Better communication with educators. Better communication between the commissioners. Better communication with staff.
“There’s very little we can’t resolve if we are talking and listening to each other,” said Thompson, who recently replaced Tamara Baysinger amid tension between the commission and some schools it oversees.
Some changes are already underway, Thompson stressed, but implementation can be a balancing act between working with schools and maintaining high standards for Idaho’s fast-growing public charter sector.
Turmoil amid turnover
Thompson’s promotion comes at a tense time for a commission that works under the State Board of Education to oversee nearly three-fourths of Idaho’s 68 public charter schools.
Last summer, leaked audio from a closed-door commission meeting captured candid complaints from commissioners and staff about several low-performing charters. Discussion revolved around financial “malpractice,” leadership issues in Blackfoot and Jerome and the prospect of shutting some schools down.
The fallout was swift. One administrator named in the recording filed a defamation claim against the commission. Some charter advocates lobbied lawmakers to rein in commission staffers, whom commissioners lean on for data and information about schools. Attorney General Lawrence Wasden’s office said the meeting likely violated Idaho’s open meeting law.
Baysinger left the commission in December without publicly saying why.
‘Schools feel they’re not getting through to the commission’
The recent faux pas is still fresh for Thompson, who worked for three years as the commission’s finance and program manager before replacing Baysinger.
Yet Thompson views last summer’s aftermath as the byproduct of a deeper issue.
“Schools feel they’re not getting through to the commission,” she told EdNews, adding that more is being done to build and strengthen communication channels.
She pointed to increased emphasis on connecting commissioners directly with charter schools across the state, including those struggling academically.
The commission’s new renewal committee, comprised of three commissioners, last week rounded out a series of meetings aimed at gathering feedback on recommendations from Thompson’s team to revamp the framework commissioners use to renew — or not renew — charters.
Current recommendations would ease up and streamline school-performance expectations by comparing learning outcomes at charters to those of schools similar in size and demographics, emphasizing learning growth over proficiency and aligning data-reporting requirements with those now placed on traditional schools.
The commission compares a charter’s performance to the entire district in which it operates.
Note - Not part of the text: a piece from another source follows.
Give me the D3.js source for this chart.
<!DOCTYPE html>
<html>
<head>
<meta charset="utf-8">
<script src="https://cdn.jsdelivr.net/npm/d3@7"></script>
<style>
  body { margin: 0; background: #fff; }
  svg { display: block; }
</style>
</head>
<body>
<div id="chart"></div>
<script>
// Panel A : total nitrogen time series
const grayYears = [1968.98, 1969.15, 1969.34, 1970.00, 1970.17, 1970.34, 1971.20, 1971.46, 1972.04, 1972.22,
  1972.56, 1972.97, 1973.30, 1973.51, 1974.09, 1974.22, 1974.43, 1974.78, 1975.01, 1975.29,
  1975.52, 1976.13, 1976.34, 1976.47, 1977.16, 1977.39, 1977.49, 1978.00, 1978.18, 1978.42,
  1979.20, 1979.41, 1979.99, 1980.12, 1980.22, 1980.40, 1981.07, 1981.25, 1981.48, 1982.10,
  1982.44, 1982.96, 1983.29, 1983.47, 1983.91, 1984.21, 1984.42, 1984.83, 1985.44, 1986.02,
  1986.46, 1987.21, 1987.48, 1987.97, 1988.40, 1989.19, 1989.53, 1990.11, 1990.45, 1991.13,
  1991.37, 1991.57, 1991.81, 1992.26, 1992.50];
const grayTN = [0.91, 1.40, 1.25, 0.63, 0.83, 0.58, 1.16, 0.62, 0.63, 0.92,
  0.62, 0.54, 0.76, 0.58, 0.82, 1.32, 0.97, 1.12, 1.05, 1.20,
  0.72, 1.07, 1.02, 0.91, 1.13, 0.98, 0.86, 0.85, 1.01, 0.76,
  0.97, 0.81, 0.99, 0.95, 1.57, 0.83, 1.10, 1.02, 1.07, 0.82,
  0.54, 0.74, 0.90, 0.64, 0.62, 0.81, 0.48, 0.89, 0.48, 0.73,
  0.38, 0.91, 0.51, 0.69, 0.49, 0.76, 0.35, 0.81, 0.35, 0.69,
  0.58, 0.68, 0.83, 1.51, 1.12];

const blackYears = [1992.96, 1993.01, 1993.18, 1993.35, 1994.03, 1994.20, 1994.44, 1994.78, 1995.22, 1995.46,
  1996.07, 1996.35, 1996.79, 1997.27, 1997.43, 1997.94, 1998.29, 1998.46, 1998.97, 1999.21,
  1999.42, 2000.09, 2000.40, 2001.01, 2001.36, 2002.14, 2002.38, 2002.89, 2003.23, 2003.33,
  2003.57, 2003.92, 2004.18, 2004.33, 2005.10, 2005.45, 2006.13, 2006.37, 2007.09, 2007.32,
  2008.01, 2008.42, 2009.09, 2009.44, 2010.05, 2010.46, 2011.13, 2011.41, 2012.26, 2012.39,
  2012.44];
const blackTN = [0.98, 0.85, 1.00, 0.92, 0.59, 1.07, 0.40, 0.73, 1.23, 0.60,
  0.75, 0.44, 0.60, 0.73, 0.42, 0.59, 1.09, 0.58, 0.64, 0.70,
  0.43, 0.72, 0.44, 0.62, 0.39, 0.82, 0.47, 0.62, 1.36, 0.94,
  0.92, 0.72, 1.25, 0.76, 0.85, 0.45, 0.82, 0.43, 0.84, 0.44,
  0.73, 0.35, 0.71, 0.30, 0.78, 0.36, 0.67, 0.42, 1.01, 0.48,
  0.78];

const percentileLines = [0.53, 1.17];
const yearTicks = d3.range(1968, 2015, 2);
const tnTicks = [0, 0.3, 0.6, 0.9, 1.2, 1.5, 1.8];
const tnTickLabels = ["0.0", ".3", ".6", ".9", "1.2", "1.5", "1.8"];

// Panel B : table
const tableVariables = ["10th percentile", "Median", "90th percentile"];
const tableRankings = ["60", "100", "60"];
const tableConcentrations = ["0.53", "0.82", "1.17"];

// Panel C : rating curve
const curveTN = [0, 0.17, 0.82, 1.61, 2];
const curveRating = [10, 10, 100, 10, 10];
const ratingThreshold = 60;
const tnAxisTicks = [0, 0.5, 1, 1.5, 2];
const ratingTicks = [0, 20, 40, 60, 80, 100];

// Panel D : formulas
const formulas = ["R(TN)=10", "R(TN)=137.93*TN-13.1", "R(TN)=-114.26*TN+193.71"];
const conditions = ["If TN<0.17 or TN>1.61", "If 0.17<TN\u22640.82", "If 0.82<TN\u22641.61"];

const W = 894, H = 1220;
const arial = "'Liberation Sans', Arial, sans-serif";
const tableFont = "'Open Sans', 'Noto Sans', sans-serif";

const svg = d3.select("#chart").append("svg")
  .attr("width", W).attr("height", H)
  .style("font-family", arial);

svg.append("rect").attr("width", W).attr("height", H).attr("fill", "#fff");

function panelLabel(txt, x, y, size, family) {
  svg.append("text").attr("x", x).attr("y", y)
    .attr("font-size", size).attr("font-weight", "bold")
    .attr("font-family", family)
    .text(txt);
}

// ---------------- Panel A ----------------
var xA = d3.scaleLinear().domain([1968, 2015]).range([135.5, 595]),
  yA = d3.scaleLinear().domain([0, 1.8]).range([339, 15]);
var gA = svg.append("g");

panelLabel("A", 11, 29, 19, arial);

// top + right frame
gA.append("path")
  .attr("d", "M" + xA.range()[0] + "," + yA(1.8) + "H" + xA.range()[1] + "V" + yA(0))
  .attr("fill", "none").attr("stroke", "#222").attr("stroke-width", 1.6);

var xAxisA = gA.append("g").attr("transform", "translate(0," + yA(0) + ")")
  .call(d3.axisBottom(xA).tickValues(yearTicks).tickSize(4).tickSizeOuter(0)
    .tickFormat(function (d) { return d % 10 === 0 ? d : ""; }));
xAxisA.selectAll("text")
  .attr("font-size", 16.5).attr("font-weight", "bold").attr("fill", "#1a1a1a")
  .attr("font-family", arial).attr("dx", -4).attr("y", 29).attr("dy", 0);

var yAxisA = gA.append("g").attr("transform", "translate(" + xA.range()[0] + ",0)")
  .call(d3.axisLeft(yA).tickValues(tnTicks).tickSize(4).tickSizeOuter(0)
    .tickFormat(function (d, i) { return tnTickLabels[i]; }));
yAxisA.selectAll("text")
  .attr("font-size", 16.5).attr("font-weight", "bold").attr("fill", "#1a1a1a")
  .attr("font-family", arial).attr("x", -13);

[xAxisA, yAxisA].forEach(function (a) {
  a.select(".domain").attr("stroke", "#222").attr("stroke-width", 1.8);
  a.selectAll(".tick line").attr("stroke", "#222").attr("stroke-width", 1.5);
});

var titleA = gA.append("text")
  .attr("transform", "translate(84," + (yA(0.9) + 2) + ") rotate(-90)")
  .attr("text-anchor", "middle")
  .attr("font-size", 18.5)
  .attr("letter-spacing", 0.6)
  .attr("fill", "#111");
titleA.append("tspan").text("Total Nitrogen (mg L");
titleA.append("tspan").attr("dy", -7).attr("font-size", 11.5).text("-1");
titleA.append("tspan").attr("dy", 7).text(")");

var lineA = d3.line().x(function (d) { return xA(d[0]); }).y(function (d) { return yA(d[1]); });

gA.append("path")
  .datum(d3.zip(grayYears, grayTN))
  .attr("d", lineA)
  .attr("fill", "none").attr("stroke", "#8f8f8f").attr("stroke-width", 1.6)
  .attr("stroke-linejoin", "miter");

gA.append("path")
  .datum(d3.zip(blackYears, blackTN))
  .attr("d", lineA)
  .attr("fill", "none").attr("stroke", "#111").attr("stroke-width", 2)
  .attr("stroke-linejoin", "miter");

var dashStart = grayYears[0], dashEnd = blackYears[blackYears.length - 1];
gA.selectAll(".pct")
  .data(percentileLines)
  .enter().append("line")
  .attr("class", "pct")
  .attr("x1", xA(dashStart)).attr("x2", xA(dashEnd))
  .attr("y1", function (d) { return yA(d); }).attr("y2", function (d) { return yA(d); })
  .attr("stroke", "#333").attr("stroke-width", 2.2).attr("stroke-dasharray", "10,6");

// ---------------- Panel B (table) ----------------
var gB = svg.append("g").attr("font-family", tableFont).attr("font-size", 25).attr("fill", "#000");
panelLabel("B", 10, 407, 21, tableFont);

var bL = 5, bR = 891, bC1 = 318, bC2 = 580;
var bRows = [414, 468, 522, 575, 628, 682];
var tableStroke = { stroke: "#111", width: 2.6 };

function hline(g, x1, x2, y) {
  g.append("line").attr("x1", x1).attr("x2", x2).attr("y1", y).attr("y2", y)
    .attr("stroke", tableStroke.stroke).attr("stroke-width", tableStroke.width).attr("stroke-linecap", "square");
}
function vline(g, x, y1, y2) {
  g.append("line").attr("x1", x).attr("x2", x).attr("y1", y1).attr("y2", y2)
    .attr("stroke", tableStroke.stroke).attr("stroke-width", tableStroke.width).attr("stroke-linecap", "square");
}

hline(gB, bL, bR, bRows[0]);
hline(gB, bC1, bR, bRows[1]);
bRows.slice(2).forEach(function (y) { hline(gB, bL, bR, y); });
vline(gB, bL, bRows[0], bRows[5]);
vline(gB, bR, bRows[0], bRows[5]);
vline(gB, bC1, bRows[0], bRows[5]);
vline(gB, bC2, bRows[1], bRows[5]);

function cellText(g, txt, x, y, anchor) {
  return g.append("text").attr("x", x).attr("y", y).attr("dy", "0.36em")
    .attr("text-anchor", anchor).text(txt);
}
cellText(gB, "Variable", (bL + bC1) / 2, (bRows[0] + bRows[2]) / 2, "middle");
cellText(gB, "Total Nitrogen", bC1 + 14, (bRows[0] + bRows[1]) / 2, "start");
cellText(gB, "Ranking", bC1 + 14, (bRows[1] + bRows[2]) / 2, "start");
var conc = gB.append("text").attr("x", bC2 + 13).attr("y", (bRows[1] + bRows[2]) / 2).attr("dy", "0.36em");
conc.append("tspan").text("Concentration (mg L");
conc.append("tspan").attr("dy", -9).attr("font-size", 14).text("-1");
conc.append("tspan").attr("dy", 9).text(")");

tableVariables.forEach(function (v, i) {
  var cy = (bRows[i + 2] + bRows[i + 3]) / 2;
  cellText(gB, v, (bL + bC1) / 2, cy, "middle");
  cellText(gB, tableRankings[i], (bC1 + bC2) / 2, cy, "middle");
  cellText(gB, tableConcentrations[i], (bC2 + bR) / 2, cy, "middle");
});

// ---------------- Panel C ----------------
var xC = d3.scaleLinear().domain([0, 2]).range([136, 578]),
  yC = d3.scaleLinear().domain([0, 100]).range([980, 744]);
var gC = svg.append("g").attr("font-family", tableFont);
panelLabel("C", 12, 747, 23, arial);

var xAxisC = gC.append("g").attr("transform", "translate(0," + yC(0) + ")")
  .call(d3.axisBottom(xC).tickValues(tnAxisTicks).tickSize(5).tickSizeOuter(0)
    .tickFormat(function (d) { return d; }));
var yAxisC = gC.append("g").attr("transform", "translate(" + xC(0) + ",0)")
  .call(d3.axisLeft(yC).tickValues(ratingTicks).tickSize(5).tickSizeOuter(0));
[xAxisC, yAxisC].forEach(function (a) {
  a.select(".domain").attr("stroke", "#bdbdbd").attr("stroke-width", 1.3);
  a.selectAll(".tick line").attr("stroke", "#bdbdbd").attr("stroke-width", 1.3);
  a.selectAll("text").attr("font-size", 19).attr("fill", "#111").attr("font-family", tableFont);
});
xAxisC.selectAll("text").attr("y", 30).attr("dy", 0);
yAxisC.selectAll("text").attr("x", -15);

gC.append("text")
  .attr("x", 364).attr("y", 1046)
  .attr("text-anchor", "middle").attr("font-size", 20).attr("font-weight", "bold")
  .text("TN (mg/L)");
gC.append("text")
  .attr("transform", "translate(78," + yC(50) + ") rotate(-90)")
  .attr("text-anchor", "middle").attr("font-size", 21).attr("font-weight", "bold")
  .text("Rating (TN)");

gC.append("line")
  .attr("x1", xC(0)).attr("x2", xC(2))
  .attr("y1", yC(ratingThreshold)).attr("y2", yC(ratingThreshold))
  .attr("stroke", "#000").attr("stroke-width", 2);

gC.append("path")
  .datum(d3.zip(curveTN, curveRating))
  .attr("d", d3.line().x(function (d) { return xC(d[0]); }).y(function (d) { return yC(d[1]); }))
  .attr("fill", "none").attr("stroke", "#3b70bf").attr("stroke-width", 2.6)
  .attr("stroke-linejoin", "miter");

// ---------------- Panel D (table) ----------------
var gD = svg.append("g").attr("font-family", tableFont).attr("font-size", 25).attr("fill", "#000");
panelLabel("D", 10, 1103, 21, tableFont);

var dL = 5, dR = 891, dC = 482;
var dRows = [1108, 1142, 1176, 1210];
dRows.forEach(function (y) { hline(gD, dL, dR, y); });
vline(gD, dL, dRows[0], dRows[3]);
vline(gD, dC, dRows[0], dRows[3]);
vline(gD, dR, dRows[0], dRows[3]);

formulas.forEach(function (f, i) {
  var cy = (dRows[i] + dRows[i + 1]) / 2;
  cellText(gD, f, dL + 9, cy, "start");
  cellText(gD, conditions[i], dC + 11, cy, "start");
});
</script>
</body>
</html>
Educators at some low-performing charters have previously called for changes to the framework. Recommendations would need the commission’s approval later this year.
Still, direct communication with educators is helping mend relationships between some schools and the commission — and putting commissioners and staff on the same page regarding unique struggles individual charters face, said Thompson.
A balancing act
Reworking the performance framework is also a balancing act, Thompson acknowledged.
While some advocates endorse loosening up on renewal standards, others view high expectations as vital to justifying charters, which, under state law, enjoy more operational freedom than traditional schools.
“Idaho’s charter school program is one of the better performing in the nation,” said Terry Ryan, CEO of statewide charter support group Bluum. “(That’s) because the (commission) has worked to hold the schools it authorizes accountable for their performance.”
The trick for Thompson: maintaining standards while making performance expectations more realistic for struggling schools.
For her, current recommendations check both boxes.
“I don’t see (the recommendations) as lowering expectations,” said Thompson, adding that, if adopted, the revamped framework would still require charters to perform “as well or better than” the schools they’re compared to.
“We support the approach Jenn is taking,” he told EdNews.
Thompson stressed another point regarding accountability under the proposed framework: “A charter can close, and one that’s not performing well should close.”
Since its inception in 2005, the commission has closed only one Idaho charter school. The commission’s approval rate is nearly 100 percent over the last two years, according to the National Association of Charter School Authorizers. The national average is 35 percent.
More about Thompson
Thompson joined the commission in 2017. She holds a master of arts degree in literary studies and a master of education degree in education administration. She’s also an Idaho-certified pre-K-12 administrator and secondary teacher.
She spends “lots of time” watching her 18-year-old son perform in Boise State University’s jazz band. She also enjoys gardening and kayaking.
Thompson spent 10 years working as a teacher and principal in Utah charters before moving to Idaho. She credits time in the classroom for shaping her passion for charter governance.
“I want to help schools have a stronger foundation,” she said. “That’s really why I’m here.”
Disclosure: Bluum and Idaho Education News are funded through grants from the J.A. and Kathryn Albertson Family Foundation.